Your own Ancestry access may be restricted in LDS buildings

Did you know that you may not be able to use your personal Ancestry.com subscription in an LDS church building - like the Family History Library in Salt Lake City, or a local Family History Center? James W. Petty's post on the APG list explains why.

The money part of James' post says:

"When the Family History begins using an extremely reduced form of Ancestry.com on April 2nd, patrons, including professional researchers will not be able to access their own subscriptions of Ancestry.com on computers used within LDS Church buildings. Ancestry has assigned an ISPN address to the LDS Church in general, which includes the Family History Library, all Church administration buildings around Temple Square in Salt Lake City, and all LDS chapels where Family History Centers are located (including church owned schools like BYU), causing the computers detected as operating at those places to automatically log on to the LDS ISPN. Anyone doing research at any of these facilities desiring to access Ancestry.com will have to go away from the buildings to access it with their own laptop computers, or go to public libraries that carry Ancestry.com, or wait until they go home to their desktop computers. This is a situation that Ancestry set up, and the Family History Library has no control over it."

This may raise even more antagonism to Ancestry.com than the initial announcement, since most of us comprehend that Ancestry was providing free access at the FHCs. Let's remember that there will still be limited access at the FHL and FHCs, just not full access. It may be that the FHCs, and the FHL, will set up a separate wireless network that would permit personal user access to Ancestry.com and other web sites.

From my own experience at my local library, I can log in to my own Ancestry subscription even though the library subscribes to Ancestry Library Edition. The wireless network at the library for personal computer users is separate from the wireless library computer network with ALE access.

I hope that my subscription agreement with Ancestry.com permits me to access the service anywhere I am - whether at home, at an Internet cafe, at a local library, or in an FHC. Of course, they may change the agreement at some point. Can some lawyer-type check into what the subscription agreement actually says concerning this?

On the related subject, Renee Zamora has an interesting response from Ancestry to her question about FHC access - read it at
http://rzamor1.livejournal.com/46919.html They didn't answer her reasonable question - they sent her a form letter!

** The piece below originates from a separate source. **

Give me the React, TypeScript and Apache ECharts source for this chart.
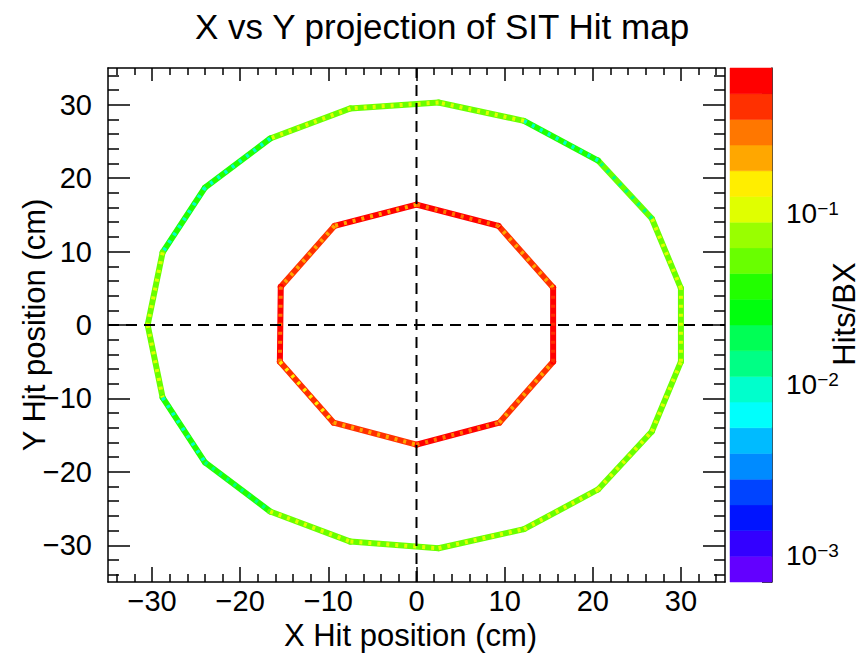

This bomb just keeps exploding, doesn't it? Who wants to bet that there will be some sort of agreement reached for FHL/FHC access to the full Ancestry.com subscription? I think there will be - the issue is when?

3 comments:

Anonymous said...

Randy;
I have some serious questions about the situation as explained by James Petty. We here at the Seattle Public Library also provide Ancestry with a limited set of IP addresses to be used as part of our subscription. That is standard practice in the database industry. That does not stop our patrons from using their own Ancestry account via the open Internet. In fact they do it all the time. The IP addresses provided to Ancestry (not from Ancestry) allow Ancestry to authenticate the log-in without the patron having to enter a password or username. So I have some problems with the set up as discussed by James. I suggest we take a wait and see approach. Ancestry is being set-up as a bad guy here. While I'm no their biggest fan we need to remember that they make the vast majority of their income off of the individual user and any institutional access they provide, whether at an FHC or in my library, cuts into that base. Genealogy is the only area that I am aware of where a database provider gets more of its income from the public than from insitutional users. I would hate to see that change.
Heather McLeland-Wieser, C.G. MLS

Anonymous said...

I am not the biggest fan of Ancestry either. That being said I do understand why Ancestry would disallow people from logging in at FHC's on their personal accounts. They don't want someone to log in on their personal account and leave it logged in for everyone at the FHC to use thereby circumventing licensing agreements.

Anonymous said...

It's a slippery slope when companies start determining when and where we can log into personal accounts. Perhaps one could log in at a FHC and let everyone use their account. One could also share their login information with a group of people and cut into Ancestry revenue that way. What's next... limiting the number of IPs from which we can access a personal account? The idea of the internet and the move towards wireless is "anytime, anywhere," not "where we decide you can, in places we deem appropriate."